Source Material - Firefox Launch Page

Oops, too far!

Great contrast between this one and the previous one! Our little friendly hello has been replaced with the shrieking of a dial-up modem.

Otherwise, not the best effect. We're in "pure noise" territory.

Fellow Humanity, Purchase A Ware

Source Material - Feedly Signup Promotional Page

There's something deeply surreal and wrong about highly structured pages with detail-drained images and destroyed text. Like an alien or monster is badly mimicking what they saw and trying to lure you in.


A Very Normal Browser

Source Material - Ars Technica

This was my first experiment in corrupting Firefox's rendering, included for fun. There isn't really any coherent theme or style. All the effects are kinda whatever. It's just a bunch of little random changes at different levels in the pipeline, on a page with some text and images.

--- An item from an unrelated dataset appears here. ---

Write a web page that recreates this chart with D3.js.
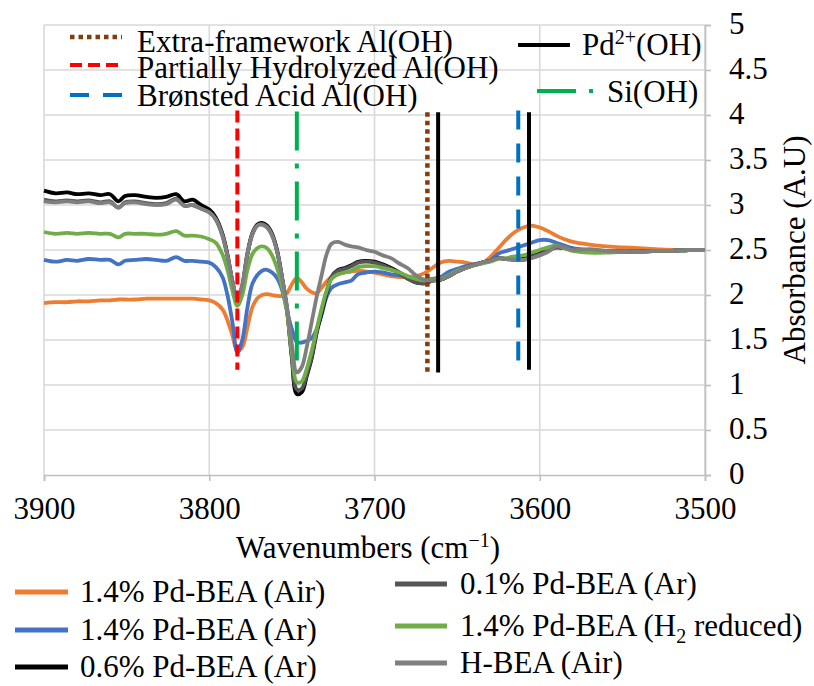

My favourite part is that you can clearly see that macos drew its own versions of the window close/minimize/maximize buttons on top of the disaster versions we drew. Apple will rest at nothing to uphold the integrity of its branding and iconography.

Corrupting the Display List

WebRender lives in a separate (logical) process from the one each webpage lives in (for various reasons). As a result, when a webpage thinks it's ready to draw another frame, it needs to serialize a description of the page and send it over IPC. This description is the WebRender Display List (WRDL), a list of high-level-ish drawing commands like "make a blue rectangle here", "draw this glyph here", and "apply these transforms and filters".

This is one of the parts of WebRender I'm most familiar and comfortable with, so it was natural for me to start here. A lot of the effects you see are very "display-list scale" as a result. For instance, the duplicated, wobbly, color-changed text is something very easy to do at this level.

As discussed in my big rant about "structure", these kinds of changes are pretty underwhelming, which is why I quickly moved to a different approach.